If you're thinking, "Wait, isn't this an old car?" upon seeing the small vehicle here, then you have every reason to think so. The Brio has been in the local Honda lineup for several years now, and as far as we can tell during this writing, the carmaker hasn't introduced any major updates to its littlest and most affordable hatchback. 

KEY TAKEAWAYS

  • How much is the Honda Brio?

    Across its four variants, the Honda Brio retails from P650,000 to P808,000.
  • What is the price and key specs of the Honda Brio RS Black Top CVT?

    The Honda Brio RS Black Top CVT retails for P808,000. It is supplied with RS exterior details, such as 15-inch wheels and black grille.
  • But — and this is a big but — the Brio has lot going for it. The Brio remains relevant because of its one highlight ability, matched by many other compelling qualities that belie the car's age. Of course, you'll get to know these as you read our review on the Honda Brio RS Black Top CVT

    Pricing and key specs 

    Retailing for P808,000, the Honda Brio RS Black Top CVT we've tested sits on top of the three other variants of the Brio, whose prices range from P650,000 to P798,000. 

    The Brio RS Black Top gets its name from its gloss-black painted roof, which costs P10,000 extra over the Brio RS. The black-out roof is the only difference between the two Brio RS cars.

    Honda Brio RS

    Otherwise, the Brio RS models share Honda's RS design package that includes a gloss black grille with RS Emblem, 15-inch RS design alloy wheels, power folding side mirrors with signal light repeaters, and tailgate spoiler with LED third brake light. 

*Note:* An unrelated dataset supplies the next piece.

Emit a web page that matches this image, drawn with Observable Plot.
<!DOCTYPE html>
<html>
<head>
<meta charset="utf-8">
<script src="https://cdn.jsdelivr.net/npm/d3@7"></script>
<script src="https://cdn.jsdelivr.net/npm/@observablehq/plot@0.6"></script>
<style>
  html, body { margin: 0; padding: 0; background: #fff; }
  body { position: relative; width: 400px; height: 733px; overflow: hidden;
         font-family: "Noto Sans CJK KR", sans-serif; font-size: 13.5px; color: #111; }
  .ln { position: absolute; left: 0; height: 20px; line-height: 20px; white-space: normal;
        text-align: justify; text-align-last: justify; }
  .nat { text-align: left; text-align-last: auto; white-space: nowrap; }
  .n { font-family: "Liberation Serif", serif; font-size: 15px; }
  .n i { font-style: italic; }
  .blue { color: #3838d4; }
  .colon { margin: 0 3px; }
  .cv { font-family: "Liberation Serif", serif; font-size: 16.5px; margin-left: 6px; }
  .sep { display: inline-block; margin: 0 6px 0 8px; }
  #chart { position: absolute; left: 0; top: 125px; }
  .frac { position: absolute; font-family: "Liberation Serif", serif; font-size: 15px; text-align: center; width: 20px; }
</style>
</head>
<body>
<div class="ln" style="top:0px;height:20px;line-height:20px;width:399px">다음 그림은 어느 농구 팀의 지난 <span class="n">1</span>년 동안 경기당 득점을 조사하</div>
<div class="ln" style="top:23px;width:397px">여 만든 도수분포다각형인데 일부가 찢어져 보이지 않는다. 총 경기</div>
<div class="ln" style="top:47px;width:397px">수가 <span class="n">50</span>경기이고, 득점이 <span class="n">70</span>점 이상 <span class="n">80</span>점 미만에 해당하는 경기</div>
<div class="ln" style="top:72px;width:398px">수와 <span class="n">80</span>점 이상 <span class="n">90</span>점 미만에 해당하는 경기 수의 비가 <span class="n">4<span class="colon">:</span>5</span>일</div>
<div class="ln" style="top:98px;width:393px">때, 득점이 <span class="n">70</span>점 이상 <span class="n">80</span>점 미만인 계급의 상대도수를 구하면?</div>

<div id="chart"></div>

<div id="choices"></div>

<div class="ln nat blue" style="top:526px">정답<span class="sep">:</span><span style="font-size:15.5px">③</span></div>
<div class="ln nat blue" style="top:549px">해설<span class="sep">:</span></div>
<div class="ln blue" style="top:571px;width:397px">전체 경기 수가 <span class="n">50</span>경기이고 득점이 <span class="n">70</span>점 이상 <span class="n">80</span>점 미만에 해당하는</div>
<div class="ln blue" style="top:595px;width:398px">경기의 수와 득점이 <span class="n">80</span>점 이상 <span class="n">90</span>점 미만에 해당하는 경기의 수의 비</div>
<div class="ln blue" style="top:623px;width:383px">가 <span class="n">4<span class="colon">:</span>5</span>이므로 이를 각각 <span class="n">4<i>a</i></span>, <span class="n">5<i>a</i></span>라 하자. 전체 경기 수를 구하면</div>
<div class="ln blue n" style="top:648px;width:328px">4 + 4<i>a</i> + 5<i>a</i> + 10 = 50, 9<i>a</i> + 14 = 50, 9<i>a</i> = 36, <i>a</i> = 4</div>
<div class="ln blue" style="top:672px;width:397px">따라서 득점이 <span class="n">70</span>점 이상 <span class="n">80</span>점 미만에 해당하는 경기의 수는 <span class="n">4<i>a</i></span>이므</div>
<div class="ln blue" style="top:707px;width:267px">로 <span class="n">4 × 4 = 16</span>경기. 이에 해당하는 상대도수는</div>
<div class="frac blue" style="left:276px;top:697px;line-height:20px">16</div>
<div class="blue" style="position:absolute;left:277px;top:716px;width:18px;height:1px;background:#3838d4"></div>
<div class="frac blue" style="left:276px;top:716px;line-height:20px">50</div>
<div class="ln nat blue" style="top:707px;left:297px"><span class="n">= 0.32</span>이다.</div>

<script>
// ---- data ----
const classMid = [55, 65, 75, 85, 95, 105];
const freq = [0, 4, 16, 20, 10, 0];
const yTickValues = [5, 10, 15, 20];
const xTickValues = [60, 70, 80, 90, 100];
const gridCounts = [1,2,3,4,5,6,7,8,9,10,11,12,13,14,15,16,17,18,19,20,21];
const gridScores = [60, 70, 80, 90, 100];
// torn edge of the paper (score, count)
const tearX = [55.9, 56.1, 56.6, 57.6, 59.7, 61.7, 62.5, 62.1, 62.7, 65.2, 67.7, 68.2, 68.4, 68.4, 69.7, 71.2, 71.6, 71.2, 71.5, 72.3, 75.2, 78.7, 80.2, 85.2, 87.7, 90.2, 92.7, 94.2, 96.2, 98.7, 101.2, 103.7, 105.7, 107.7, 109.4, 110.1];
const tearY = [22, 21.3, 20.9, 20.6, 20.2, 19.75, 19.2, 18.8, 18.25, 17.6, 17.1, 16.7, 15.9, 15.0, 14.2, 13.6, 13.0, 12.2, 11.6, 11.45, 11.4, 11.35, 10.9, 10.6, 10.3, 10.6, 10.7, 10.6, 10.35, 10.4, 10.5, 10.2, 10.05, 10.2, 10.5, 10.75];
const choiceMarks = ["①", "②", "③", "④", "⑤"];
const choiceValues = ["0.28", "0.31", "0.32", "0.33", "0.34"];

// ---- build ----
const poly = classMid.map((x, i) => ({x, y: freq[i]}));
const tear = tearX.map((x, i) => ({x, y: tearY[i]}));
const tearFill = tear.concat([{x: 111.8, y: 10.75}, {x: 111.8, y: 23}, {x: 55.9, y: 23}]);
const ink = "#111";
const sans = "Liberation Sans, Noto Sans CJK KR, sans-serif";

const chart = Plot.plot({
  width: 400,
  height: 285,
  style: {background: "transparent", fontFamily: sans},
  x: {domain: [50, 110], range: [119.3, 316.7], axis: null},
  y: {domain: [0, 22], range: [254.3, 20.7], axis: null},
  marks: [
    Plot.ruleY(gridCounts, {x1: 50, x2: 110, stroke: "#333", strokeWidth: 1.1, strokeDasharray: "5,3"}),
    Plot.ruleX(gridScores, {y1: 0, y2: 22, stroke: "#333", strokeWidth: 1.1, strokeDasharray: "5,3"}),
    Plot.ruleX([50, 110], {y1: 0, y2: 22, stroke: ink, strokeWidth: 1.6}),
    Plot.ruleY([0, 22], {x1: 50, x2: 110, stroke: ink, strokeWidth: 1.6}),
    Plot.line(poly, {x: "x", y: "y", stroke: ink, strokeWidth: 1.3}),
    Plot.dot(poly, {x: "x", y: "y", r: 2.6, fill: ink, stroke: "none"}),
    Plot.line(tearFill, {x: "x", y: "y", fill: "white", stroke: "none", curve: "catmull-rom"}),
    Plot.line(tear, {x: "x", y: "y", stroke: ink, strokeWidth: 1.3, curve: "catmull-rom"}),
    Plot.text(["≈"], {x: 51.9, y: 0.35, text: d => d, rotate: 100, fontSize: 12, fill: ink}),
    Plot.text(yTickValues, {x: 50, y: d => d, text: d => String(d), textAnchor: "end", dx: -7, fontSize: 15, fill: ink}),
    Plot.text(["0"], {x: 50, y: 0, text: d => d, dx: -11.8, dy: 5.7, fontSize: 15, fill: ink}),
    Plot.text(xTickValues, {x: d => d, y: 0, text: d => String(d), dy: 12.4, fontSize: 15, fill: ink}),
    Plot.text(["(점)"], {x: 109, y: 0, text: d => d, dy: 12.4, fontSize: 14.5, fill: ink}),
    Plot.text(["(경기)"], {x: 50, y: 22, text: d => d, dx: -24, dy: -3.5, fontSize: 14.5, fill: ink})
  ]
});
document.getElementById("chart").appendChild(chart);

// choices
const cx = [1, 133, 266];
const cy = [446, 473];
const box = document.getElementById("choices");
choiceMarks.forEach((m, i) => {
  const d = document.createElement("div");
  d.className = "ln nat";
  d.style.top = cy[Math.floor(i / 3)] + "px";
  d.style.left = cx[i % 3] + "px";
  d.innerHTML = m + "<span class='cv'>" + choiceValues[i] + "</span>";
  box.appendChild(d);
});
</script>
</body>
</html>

    Inside, the Brio RS cars get orange details in their dashboards and seats that liven up a predominately black cabin. 

    Honda Brio RS

    The Brio RS and the rest of the range get a seven-inch touchscreen audio that's equipped with Bluetooth and USB connectivity (except  for the base Brio S). A 1.2 liter four-cylinder engine and CVT is shared across the range, with the base model getting a five-speed manual. 

    Main competition 

    Given the Brio price range and the P808K-tag of the this Honda Brio RS Black Top, you do have to pay quite a big a coin for this small car. In terms of exterior size, the Brio is on par with the Kia Picanto, Mitsubishi Mirage, Suzuki Celerio, and Toyota Wigo, cars whose variants are about more or less P50,000 to P100,000 more affordable. 

    Exterior

    If you think the Brio RS looks familiar, then that's because the model shares many of its bits and pieces from the old Mobilio. The Brio's front end — especially the conjoined headlamps and grille — comes from the MPV, the front doors from the first-generation Brio, and the dashboard from the Mobilio-BR-V twins. 

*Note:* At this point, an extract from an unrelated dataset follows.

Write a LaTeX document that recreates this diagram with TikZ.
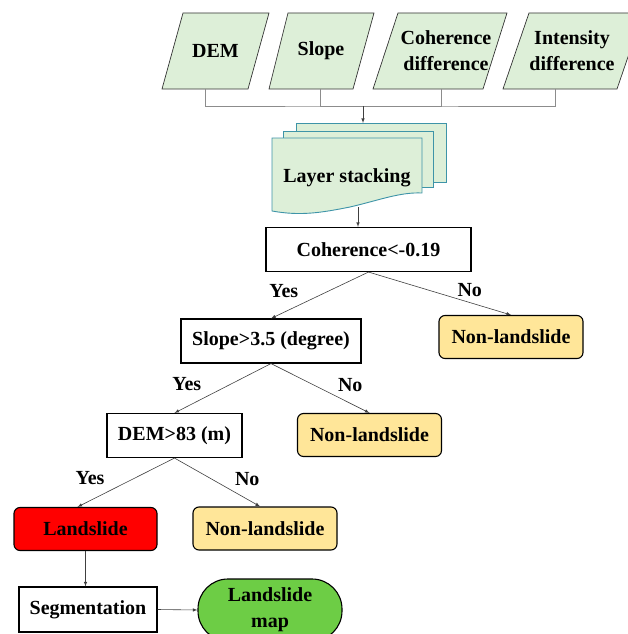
\documentclass[tikz,border=0pt]{standalone}
\usepackage{fontspec}
\setmainfont{Liberation Serif}
\usepackage{tikz}
\usetikzlibrary{arrows, positioning}
\definecolor{InGreen}{HTML}{DDEFD8}
\definecolor{StackEdge}{HTML}{3E94A8}
\definecolor{NoYellow}{HTML}{FFE699}
\definecolor{MapGreen}{HTML}{6DCD45}

\tikzset{
  txt/.style={font=\fontsize{20}{26}\selectfont\bfseries},
  intext/.style={txt, minimum height=76pt, inner sep=1pt, align=center},
  inpar/.style={draw=black!80, line width=0.7pt, fill=InGreen},
  testbox/.style={txt, draw, line width=1.1pt, fill=white, minimum height=44pt},
  nobox/.style={txt, draw, line width=1.1pt, rounded corners=6pt, fill=NoYellow,
    minimum width=144pt, minimum height=43pt},
  sheet/.style={draw=StackEdge, line width=0.9pt, fill=InGreen},
  link/.style={draw=black!75, line width=0.6pt},
  joinline/.style={draw=black!45, line width=0.7pt},
  yeslbl/.style={txt, midway, xshift=-36pt, yshift=4pt},
  nolbl/.style={txt, midway, xshift=30pt, yshift=3pt}
}

\begin{document}
\begin{tikzpicture}[x=1pt, y=-1pt, >=latex]
  \useasboundingbox (0,0) rectangle (627,634);

  % input layers
  \draw[inpar] (162,89) -- (183,13) -- (269,13) -- (248,89) -- cycle;
  \draw[inpar] (269,89) -- (288,13) -- (374,13) -- (353,89) -- cycle;
  \draw[inpar] (373,89) -- (398,13) -- (507,13) -- (483,89) -- cycle;
  \draw[inpar] (503,89) -- (529,13) -- (643,13) -- (617,89) -- cycle;
  \node[intext] (dem) at (215.5,51) {DEM};
  \node[intext] (slp) at (321,51) {Slope};
  \node[intext] (cohd) at (446,51) {Coherence\\difference};
  \node[intext] (intd) at (572,51) {Intensity\\difference};

  % join of the four inputs
  \coordinate (join) at (363,106);
  \draw[joinline] ([xshift=-10.5pt]dem.south) |- (join) -| ([xshift=-17pt]intd.south);
  \draw[joinline] ([xshift=-1pt]slp.south) |- (join);
  \draw[joinline] ([xshift=-5pt]cohd.south) |- (join);

  % layer stack
  \draw[sheet] (296,123) rectangle (446,182);
  \draw[sheet] (283,131) rectangle (433,187);
  \draw[sheet] (272,138) -- (422,138) -- (422,193)
    .. controls (400,192) and (380,200) .. (350,207)
    .. controls (320,213) and (300,216) .. (272,211) -- cycle;
  \node[txt] (stack) at (347,178) {Layer stacking};
  \coordinate (stacktop) at (363,123);
  \coordinate (stackbot) at (358,207);
  \draw[link, ->] (join) -- (stacktop);

  % decision tree
  \node[testbox, minimum width=205pt] (coh) at (368.5,249.5) {Coherence<-0.19};
  \node[testbox, minimum width=180pt] (slpt) at (271,341) {Slope>3.5 (degree)};
  \node[nobox] (no1) at (511,337) {Non-landslide};
  \node[testbox, minimum width=135pt] (demt) at (174.5,435.5) {DEM>83 (m)};
  \node[nobox] (no2) at (369.5,435) {Non-landslide};
  \node[nobox, fill=red, minimum width=143pt] (ls) at (85.5,529) {Landslide};
  \node[nobox] (no3) at (265,528.5) {Non-landslide};

  \draw[link, ->] (stackbot) -- (stackbot |- coh.north);
  \draw[link, ->] (coh.south) -- (slpt.north) node[yeslbl] {Yes};
  \draw[link, ->] (coh.south) -- (no1.north) node[nolbl] {No};
  \draw[link, ->] (slpt.south) -- (demt.north) node[yeslbl] {Yes};
  \draw[link, ->] (slpt.south) -- (no2.north) node[nolbl] {No};
  \draw[link, ->] (demt.south) -- ([xshift=-8pt]ls.north) node[yeslbl] {Yes};
  \draw[link, ->] (demt.south) -- ([xshift=-5pt]no3.north) node[nolbl] {No};

  % output
  \node[testbox, minimum width=138pt, minimum height=45pt] (seg) at (88,609.5) {Segmentation};
  \node[txt, draw, line width=1.1pt, fill=MapGreen, rounded corners=30pt,
    minimum width=144pt, minimum height=62pt, align=center] (map) at (270,610) {Landslide\\map};
  \draw[link, ->] (ls.south) -- (ls.south |- seg.north);
  \draw[link, ->] (seg.east) -- (map.west);
\end{tikzpicture}
\end{document}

    With these shared parts, Honda has saved costs in building the Brio, which, theoretically, should've lowered the retail price of the car. 

    Honda Brio RS

    But despite the cost-saving parts bin-sharing, the Brio's overall appearance hides this. Behind the RS accessories, you'll see the Brio's short hatchback rear and tall roofline that come across as cutesy, as well as the staid front end still that lends maturity to the look. It's this balance of cheekiness and classiness that makes the Brio stand out among its peers in terms of styling. 

    For the Brio RS, the look is made snazzier thanks to the aforementioned wheels and blacked-out bits. This Phoenix Orange paint job is exclusive to this Black Top variant, as is the bright Carnival Yellow color.  Other Brio variants get a set of silver 14-inch alloy wheels and a chrome grille. 

    Interior

    The Brio's manual aircon and other controls are easy to use, especially if you know your way inside a BR-V. What's also much appreciated is the Brio RS' orange details found in the dashboard, seats, and door panels. Seeing these is a breath of fresh air amid the sea of gray and silver that many cabins of today's cars feature. 

    But frankly, we think the weakest spot in the interior is its audio setup. The seven-inch touchscreen only supports Bluetooth and USB, while the sound coming from the four speakers and two tweeters up front isn't crisp. So, with the lack of phone mirroring, you'd have to make do with a phone mount and your phone for navigation needs. Some drivers would also note the absence of a push-start ignition as they twist the key to start the engine.

    Honda Brio RS Honda Brio RS What the Brio RS lacks in toys, though, it more than makes up for it with a spacious and relatively solid interior. Sitting at the front or rear of the Brio RS, and you'll be treated to decent amounts of leg- and headroom. Three people abreast at the rear will be short on shoulder room, though, but the unobtrusive wind and road noise that enters the cabin will make you think that you're inside a bigger vehicle. The Brio RS feels comparatively refined in its class. 

    The Brio RS' cargo room is decent, too, while the one-piece folding backrest of the rear bench opens up more room. 

    Driving impressions 

    The Honda Brio RS is small car with a big heart. Whereas its rivals are powered by smaller one-liter, three-cylinder engines, the Brio packs a 1.2-liter, four-cylinder engine with 90ps and 110Nm of torque under its hood. The Brio's engine make it feel more refined than its rivals, and almost as civilized as bigger vehicles. 

    Thanks to the four-cylinder engine's even weight, the Brio RS' engine doesn't shake about in the engine bay and send vibrations to the steering and gear shifter, as three-pot engines are wont to do. The Brio RS' bigger engine means it won't work as hard to maintain highway speeds, too. With its CVT, the Brio RS' maintained an 80 to 100kph cruise between 1,500 to 2,000 rpm. 

    Even at city speeds, this hatchback's engine continues to impress. Low-end torque still isn't a Honda mill's strength, but the 110Nm is enough to get the Brio RS swiftly up to speed. The laid-back nature of the engine is combined with another pro — excellent fuel economy. That quality alone already makes the Brio RS worth of consideration. 

    Honda Brio RS

    Under our watch, the Honda Brio RS achieved fuel economy figures ranging from 15 to 22.6kpl. This story tells how we reached those numbers in detail. 

    The hatchback's driving dynamics added to the fun of watching the fuel consumption readout. Steering could use more feel, but its lightness makes mincemeat of parking and diving into gaps in traffic. It also has responsiveness that makes sweeping bends a delight. Body roll and road imperfections are noticeable, though, but you have to remind yourself that this is a small car with a tall body.   

    Verdict 

    With a price tag well above its competitors, is the Honda Brio RS worth its price premium? If we're looking at the other Brio variants, the model's refinement and stellar fuel economy, Honda's entry is king among mini subcompact hatchbacks. The Brio RS, on the other hand, is better left to those willing to shell out more for style. 

    By offering a big-car feel brought by its ride quality and engine, the Brio goes against the segment's usual formula of offering small displacement engines and gadgets galore. The Brio's fuel-sipping nature, meanwhile, makes the car more relevant than ever.